Legislação vigente e tendências para o futuro
Na opinião de Batista, a não ser que haja alterações na legislação vigente, o futuro das restrições impostas pelos condomínios às locações por aplicativos está comprometido. “O tipo de aluguel contratado pelas plataformas digitais pode ser enquadrado na chamada locação por temporada, prevista na Lei de Locações. Segundo o advogado, o art. 48 da lei diz que a locação por temporada é “destinada à residência temporária do locatário, para prática de lazer, realização de cursos, tratamento de saúde (…) e que não pode ser contratada por prazo superior a 90 dias”. O texto ainda especifica que o imóvel pode ser locado estando mobiliado ou não.
“Não parece haver argumento para a proibição da locação por aplicativo pelos condomínios. Há que se considerar que as plataformas digitais não criaram uma nova forma de contrato locatício, mas somente disponibilizaram meio mais prático e eficaz de intermediação entre os interessados e os locatários, o que reavivou o aluguel por temporada, anteriormente mais comum somente em cidades turísticas e litorâneas”, destaca.
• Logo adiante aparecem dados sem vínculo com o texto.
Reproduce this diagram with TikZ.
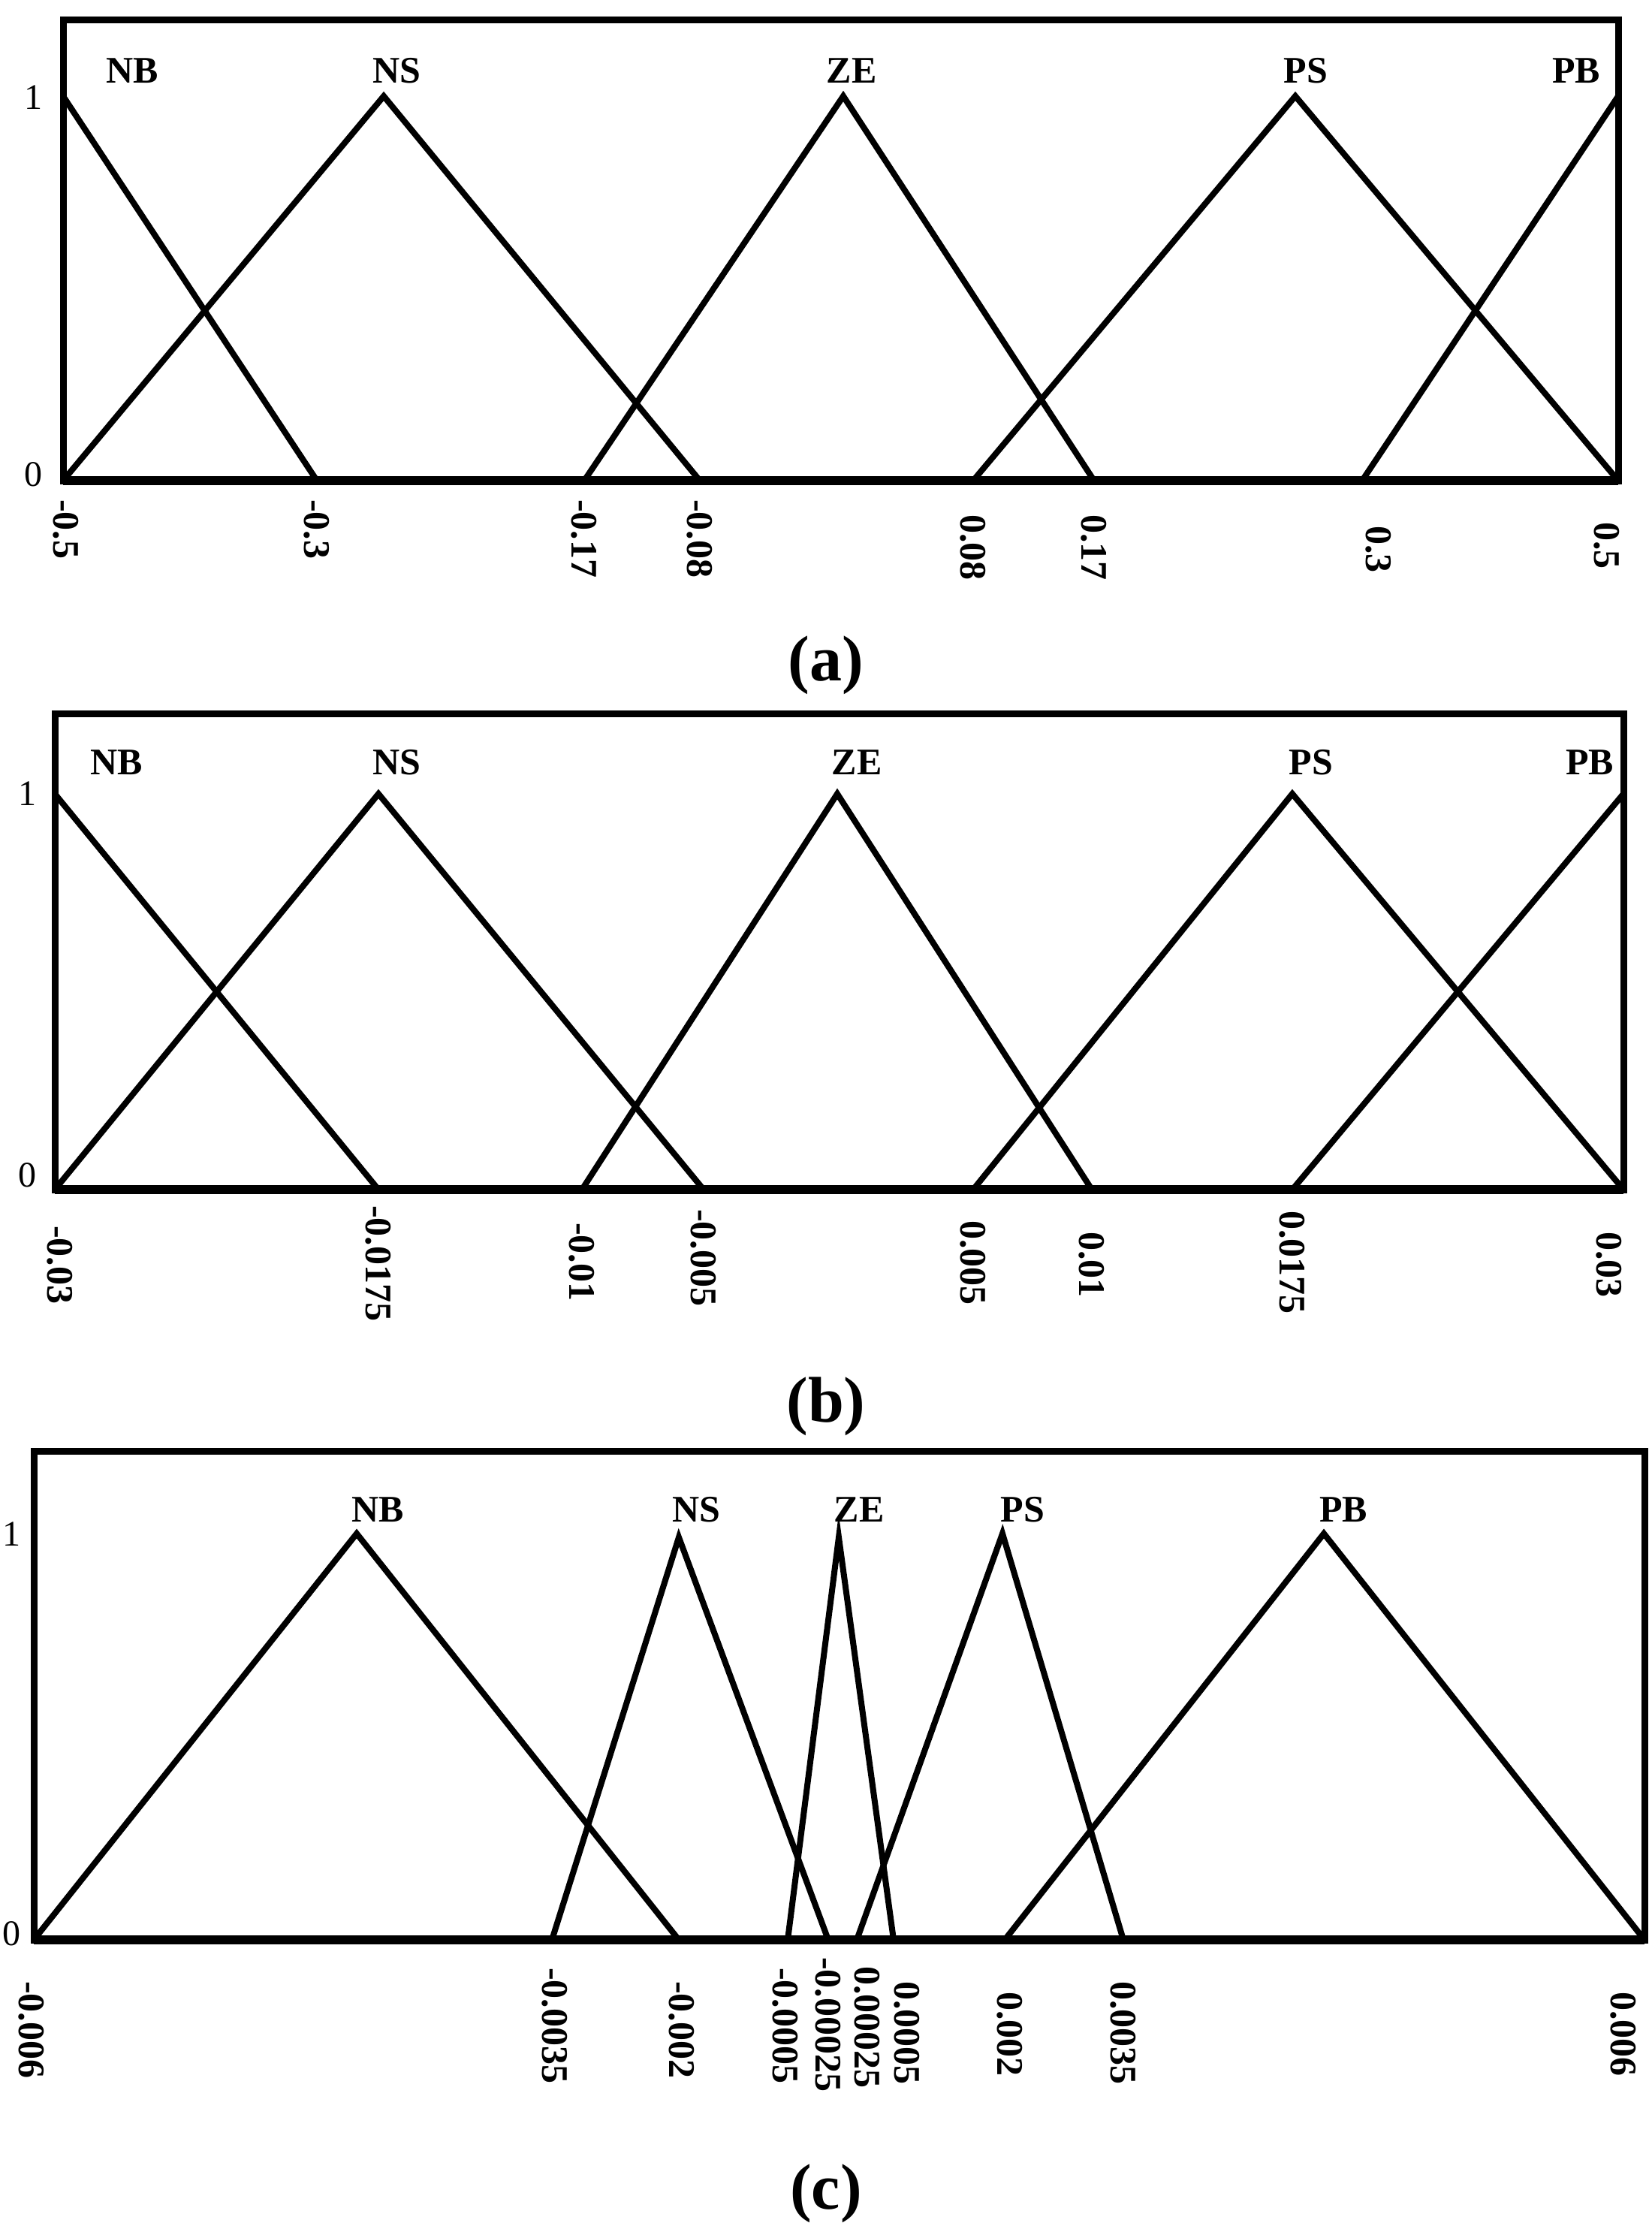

Batista reforça que os condomínios voltam suas energias ao legislativo na busca por essa regulamentação. Ele cita a cidade de Caldas Novas (GO), que criou a Lei Complementar 99/2017 que em seu art. 9º determina que o dono do imóvel deve informar ao fisco municipal o recolhimento da taxa anual de funcionamento e do ISSQN (Imposto Sobre Serviço de Qualquer Natureza), o que acaba tornando a contratação menos atrativa e diminui, de forma indireta, o problema dos condomínios.
Âmbito federal
Já no âmbito federal, o advogado informa que o Senado está processando o Projeto de Lei 7.485/15 para alterar a Lei de Locação, atualizando o regime de locação por temporada, incluindo nesta modalidade os imóveis ofertados em plataformas on-line (sites, aplicativos etc.). A Câmara dos Deputados, por sua vez, discute na Comissão de Turismo a melhor forma de regulamentação.
“A questão é polêmica e parece difícil que haja uma breve solução. O fato é que, assim como o Uber, o modelo de negócio do Airbnb já mudou para sempre este mercado”, conclui Batista.